Other factors which encouraged JI and Abu Sayyaf to seek new partners were the successes obtained by the security forces against them and the operations of the Filipino army helped by the American marines, on the island of Basilan, the historic headquarters of Abu Sayyaf.

Welcoming them with open arms, the report notes, are members of RSM who live mainly in the capital.

The Rajah Solaiman Movement was founded in January 2002 by Ahmed Santos who abandoned Catholicism in 1993.

From its foundation, RSM has made giant leaps and the Filipino police say that it has collaborated with JI and Abu Sayaf in various terrorist attacks in the capital. According to the US daily, the Christian Science Monitor, a member of Balik Islam movement had admitted responsibility for a bomb that went off on a ferry boat leaving Manila in February 2004. The bomb killed more than 100 people.

RSM is a minority inside Balik Islam and experts say that comes from their desire to prove they are "true Muslims".

Balik Islam literally means "return to Islam" and its adherents believe that all individuals are born free of sin and are Muslims. And those that deviate are those that follow the wrong teachings of their parents and guardians. Following that, according to the Balik Islam, to abandon other faiths in favour of Islam is therefore not a conversion but instead a "return".

Apart from East Timor, the Philippines is the only Asian country with a Christian-Catholic majority. Leaders of Balik Islam argue that before the arrival of the Spanish conquerors the Philippines was a Muslim nation.
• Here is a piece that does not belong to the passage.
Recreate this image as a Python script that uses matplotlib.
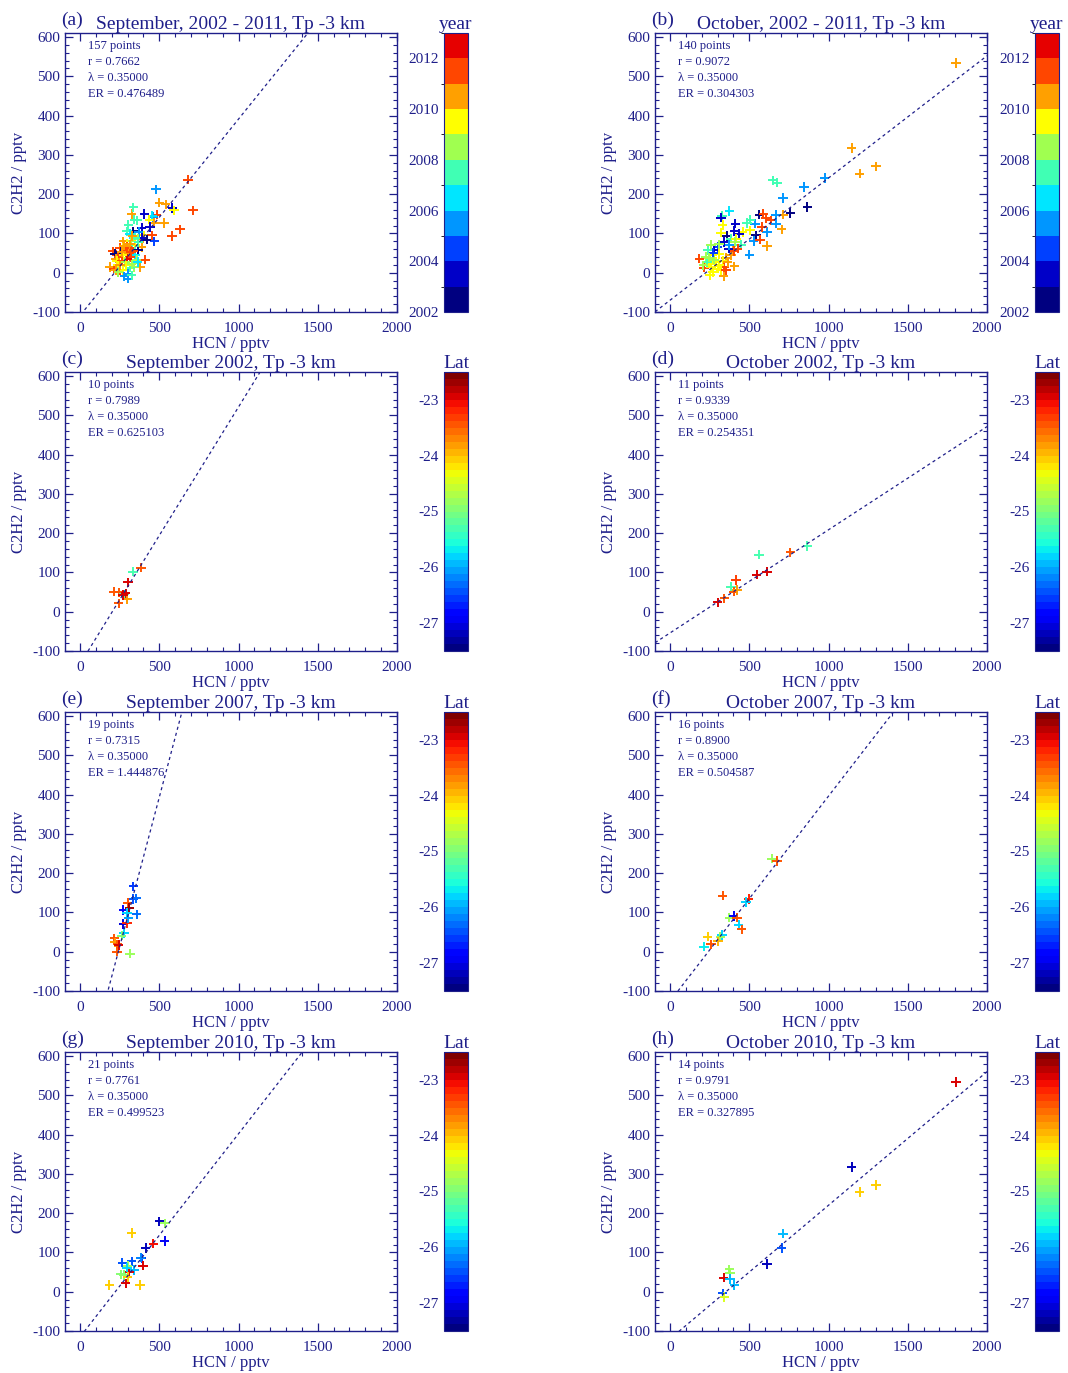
import numpy as np
import matplotlib
matplotlib.use('Agg')
import matplotlib.pyplot as plt
from matplotlib.colors import ListedColormap, BoundaryNorm, Normalize
from matplotlib.ticker import MultipleLocator
import matplotlib.cm as cm

plt.rcParams['font.family'] = ['Liberation Serif', 'DejaVu Serif']
plt.rcParams['axes.unicode_minus'] = False

navy = '#1f1f8a'

# ---- data ----
# (a) September, 2002 - 2011  (hcn, c2h2, year)
a_hcn = [680, 712, 480, 501, 541, 583, 592, 531, 632, 579, 484, 463, 457, 406, 326, 337, 343, 362, 438, 467,
         442, 389, 337, 305, 295, 316, 373, 364, 406, 453, 400, 469, 421, 389, 347, 322, 274, 295, 347, 389,
         368, 326, 280, 253, 206, 221, 257, 291, 305, 337, 347, 316, 295, 269, 242, 225, 232, 263, 284, 411,
         379, 343, 316, 189, 215, 253, 238, 290, 274, 305, 280, 305, 326, 225, 242, 263, 299, 316, 368, 330,
         278, 322, 358, 326, 364, 253]
a_c2h2 = [237, 159, 212, 178, 174, 165, 159, 127, 110, 93, 148, 142, 145, 149, 149, 166, 135, 133, 135, 127,
          116, 114, 105, 121, 105, 99, 104, 87, 95, 95, 87, 80, 84, 88, 88, 80, 80, 74, 70, 65,
          57, 64, 61, 64, 54, 48, 53, 59, 48, 54, 44, 40, 36, 44, 40, 36, 30, 30, 27, 33,
          14, 14, 13, 14, 10, 6, 19, 19, 6, -3, -9, -15, -7, 6, 2, 53, 66, 72, 78, 93,
          69, 53, 33, 21, 27, 19]
a_year = [2011, 2011, 2005, 2010, 2010, 2003, 2009, 2010, 2011, 2011, 2011, 2005, 2006, 2003, 2010, 2007, 2007, 2007, 2009, 2010,
          2003, 2003, 2002, 2007, 2007, 2006, 2005, 2008, 2009, 2011, 2010, 2004, 2002, 2003, 2007, 2008, 2010, 2009, 2009, 2010,
          2002, 2007, 2011, 2011, 2011, 2002, 2002, 2011, 2010, 2011, 2006, 2011, 2012, 2009, 2011, 2010, 2009, 2011, 2008, 2011,
          2010, 2008, 2007, 2010, 2011, 2011, 2009, 2009, 2009, 2005, 2005, 2005, 2007, 2010, 2008, 2010, 2011, 2010, 2007, 2010,
          2010, 2011, 2008, 2008, 2006, 2010]

# (b) October, 2002 - 2011
b_hcn = [1804, 1145, 1299, 1197, 648, 676, 845, 976, 866, 712, 760, 712, 669, 564, 589, 606, 634, 669, 613, 705,
         579, 536, 486, 507, 543, 528, 568, 613, 501, 374, 327, 321, 332, 412, 321, 406, 458, 437, 505, 359,
         384, 416, 410, 448, 427, 395, 369, 338, 300, 279, 310, 258, 237, 184, 226, 268, 310, 353, 384, 406,
         331, 289, 247, 215, 258, 300, 268, 253, 338, 406, 342, 279, 232, 310, 363, 211, 374, 274, 247, 321,
         353]
b_c2h2 = [534, 317, 271, 252, 235, 229, 218, 241, 167, 190, 152, 148, 148, 148, 150, 138, 133, 125, 104, 110,
          116, 125, 126, 135, 95, 81, 84, 68, 46, 157, 144, 140, 121, 125, 102, 106, 104, 99, 108, 93,
          87, 87, 78, 70, 61, 57, 61, 78, 65, 57, 72, 70, 57, 36, 40, 44, 48, 38, 44, 55,
          31, 27, 23, 13, 14, 10, 2, -7, -9, 16, 14, 33, 27, 19, 27, 19, 70, 50, 38, 6,
          6]
b_year = [2010, 2010, 2010, 2010, 2007, 2007, 2005, 2005, 2002, 2005, 2002, 2010, 2005, 2002, 2011, 2011, 2011, 2005, 2005, 2010,
          2011, 2005, 2007, 2007, 2002, 2005, 2011, 2010, 2005, 2006, 2007, 2003, 2009, 2003, 2009, 2003, 2009, 2003, 2009, 2002,
          2007, 2009, 2008, 2007, 2011, 2010, 2003, 2003, 2004, 2003, 2008, 2008, 2007, 2011, 2008, 2009, 2009, 2010, 2010, 2011,
          2009, 2009, 2009, 2011, 2009, 2009, 2009, 2009, 2010, 2010, 2011, 2008, 2007, 2009, 2010, 2008, 2005, 2004, 2008, 2009,
          2011]

# (c) September 2002  (hcn, c2h2, lat)
c_hcn = [212, 244, 244, 277, 288, 298, 302, 333, 385, 271]
c_c2h2 = [51, 49, 21, 44, 47, 32, 75, 102, 112, 42]
c_lat = [-23.5, -23.5, -23.5, -25.3, -23.0, -23.8, -23.0, -25.3, -23.5, -23.0]

# (d) October 2002
d_hcn = [300, 342, 384, 401, 416, 422, 547, 560, 612, 760, 866]
d_c2h2 = [24, 34, 64, 51, 81, 55, 94, 145, 102, 151, 167]
d_lat = [-23.0, -23.5, -25.3, -23.5, -23.3, -23.8, -23.0, -25.3, -23.0, -23.5, -25.3]

# (e) September 2007
e_hcn = [337, 333, 354, 358, 274, 301, 312, 295, 274, 295, 278, 263, 217, 221, 236, 232, 316, 244, 305]
e_c2h2 = [166, 134, 136, 95, 106, 124, 112, 98, 70, 73, 47, 41, 34, 24, 19, 0, -5, 17, 85]
e_lat = [-26.6, -26.5, -26.3, -26.3, -26.8, -23.4, -22.7, -25.8, -27.1, -23.2, -25.8, -24.9, -23.5, -23.8, -23.4, -23.5, -24.8, -23.0, -26.1]

# (f) October 2007
f_hcn = [644, 676, 332, 496, 479, 374, 401, 422, 433, 452, 327, 317, 237, 215, 258, 302]
f_c2h2 = [237, 231, 143, 134, 126, 87, 91, 87, 68, 57, 43, 37, 38, 13, 19, 26]
f_lat = [-24.8, -23.4, -23.4, -23.2, -25.8, -24.8, -26.9, -23.4, -25.8, -23.5, -25.8, -24.8, -24.1, -25.7, -23.4, -24.0]

# (g) September 2010
g_hcn = [501, 537, 533, 326, 463, 413, 389, 396, 267, 326, 343, 301, 312, 278, 301, 288, 185, 379, 383, 295, 259]
g_c2h2 = [179, 174, 129, 149, 122, 111, 85, 66, 74, 77, 55, 66, 51, 43, 37, 21, 17, 17, 87, 61, 44]
g_lat = [-27.2, -24.8, -26.9, -24.1, -23.1, -27.2, -26.6, -23.0, -26.4, -26.5, -25.9, -24.8, -23.0, -24.9, -24.1, -23.0, -24.1, -24.1, -26.2, -25.8, -25.0]

# (h) October 2010
h_hcn = [1804, 1145, 1299, 1197, 712, 705, 612, 374, 378, 338, 378, 405, 332, 342]
h_c2h2 = [534, 317, 272, 254, 148, 111, 70, 57, 47, 36, 32, 17, -4, -13]
h_lat = [-23.0, -27.2, -24.1, -24.1, -26.0, -26.5, -27.2, -24.8, -24.8, -23.0, -26.0, -26.0, -26.5, -24.4]

# ratio lines (slope, intercept) and stats text per panel
line_slope = [0.50, 0.311, 0.654, 0.2625, 1.52, 0.522, 0.517, 0.340]
line_icept = [-109, -70, -133, -54, -367, -126, -115, -120]
n_points = [157, 140, 10, 11, 19, 16, 21, 14]
r_vals = ['0.7662', '0.9072', '0.7989', '0.9339', '0.7315', '0.8900', '0.7761', '0.9791']
er_vals = ['0.476489', '0.304303', '0.625103', '0.254351', '1.444876', '0.504587', '0.499523', '0.327895']
letters = ['(a)', '(b)', '(c)', '(d)', '(e)', '(f)', '(g)', '(h)']
titles = ['September, 2002 - 2011, Tp -3 km', 'October, 2002 - 2011, Tp -3 km',
          'September 2002, Tp -3 km', 'October 2002, Tp -3 km',
          'September 2007, Tp -3 km', 'October 2007, Tp -3 km',
          'September 2010, Tp -3 km', 'October 2010, Tp -3 km']

panels = [(a_hcn, a_c2h2, a_year), (b_hcn, b_c2h2, b_year),
          (c_hcn, c_c2h2, c_lat), (d_hcn, d_c2h2, d_lat),
          (e_hcn, e_c2h2, e_lat), (f_hcn, f_c2h2, f_lat),
          (g_hcn, g_c2h2, g_lat), (h_hcn, h_c2h2, h_lat)]

# colour scales
year_colors = ['#000080', '#0000c8', '#0040ff', '#0096ff', '#00e6ff', '#40ffb4',
               '#a0ff50', '#ffff00', '#ffa000', '#ff4600', '#e60000']
year_cmap = ListedColormap(year_colors)
year_norm = BoundaryNorm(np.arange(2002, 2014), year_cmap.N)
lat_cmap = plt.get_cmap('jet', 40)
lat_norm = Normalize(-27.5, -22.5)

W, H = 1068, 1373
fig = plt.figure(figsize=(W / 100, H / 100), dpi=100)

col_x = [65, 655]
cbar_x = [444, 1035]
row_top = [33, 372, 712, 1052]
ax_w, ax_h = 332, 279

for i, (hcn, c2h2, cval) in enumerate(panels):
    row, col = i // 2, i % 2
    ax = fig.add_axes([col_x[col] / W, 1 - (row_top[row] + ax_h) / H, ax_w / W, ax_h / H])
    cax = fig.add_axes([cbar_x[col] / W, 1 - (row_top[row] + ax_h) / H, 24 / W, ax_h / H])

    if i < 2:
        cmap, norm = year_cmap, year_norm
    else:
        cmap, norm = lat_cmap, lat_norm

    ax.scatter(hcn, c2h2, c=cval, cmap=cmap, norm=norm, marker='+', s=46, linewidths=1.4, zorder=3)

    xs = np.array([-95, 2000])
    ax.plot(xs, line_slope[i] * xs + line_icept[i], color=navy, lw=0.9,
            linestyle=(0, (2.5, 2.5)), zorder=4)

    ax.set_xlim(-95, 2000)
    ax.set_ylim(-100, 610)
    ax.xaxis.set_major_locator(MultipleLocator(500))
    ax.xaxis.set_minor_locator(MultipleLocator(100))
    ax.yaxis.set_major_locator(MultipleLocator(100))
    ax.yaxis.set_minor_locator(MultipleLocator(20))
    ax.tick_params(which='both', direction='in', top=True, right=True, color=navy,
                   labelcolor=navy, labelsize=11)
    ax.tick_params(axis='x', which='major', pad=7)
    ax.tick_params(which='major', length=6, width=0.9)
    ax.tick_params(which='minor', length=3, width=0.8)
    for sp in ax.spines.values():
        sp.set_color(navy)
        sp.set_linewidth(1.0)

    ax.set_xlabel('HCN / pptv', color=navy, fontsize=12, labelpad=1)
    ax.set_ylabel('C2H2 / pptv', color=navy, fontsize=12, labelpad=4)
    ax.set_title(titles[i], color=navy, fontsize=14, pad=3)
    ax.text(-0.012, 1.015, letters[i], transform=ax.transAxes, color=navy, fontsize=14,
            ha='left', va='bottom')

    txt = '%d points\nr = %s\n\u03bb = 0.35000\nER = %s' % (n_points[i], r_vals[i], er_vals[i])
    ax.text(0.07, 0.975, txt, transform=ax.transAxes, color=navy, fontsize=9,
            ha='left', va='top', linespacing=1.45)

    # colour bar
    sm = cm.ScalarMappable(norm=norm, cmap=cmap)
    cb = fig.colorbar(sm, cax=cax)
    if i < 2:
        cb.set_ticks([2002, 2004, 2006, 2008, 2010, 2012])
        cax.set_title('year', color=navy, fontsize=14, pad=3)
    else:
        cb.set_ticks([-27, -26, -25, -24, -23])
        cax.set_title('Lat', color=navy, fontsize=14, pad=3)
    cax.yaxis.set_ticks_position('left')
    cax.tick_params(length=0, pad=4, labelsize=11, labelcolor=navy)
    cb.outline.set_edgecolor(navy)
    cb.outline.set_linewidth(0.8)

fig.savefig('out.png', dpi=100)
But historians point out that the main indigenous belief system was animism, until Muslim colonisers arrived in the mid 1300s, followed by the Catholic Spaniards some two hundred years later.

According to some sources there are more than 200,000 Balik Islam members in Manila and surrounding areas. Most of them have 'returned' to Islam by marriage or after long stints working in Saudi Arabia.
Posted by:Dan Darling

#1  According to some sources there are more than 200,000 Balik Islam members in Manila and surrounding areas. Most of them have 'returned' to Islam by marriage or after long stints working in Saudi Arabia.

Hmmm A Saudi link? Astonishing, I'd say.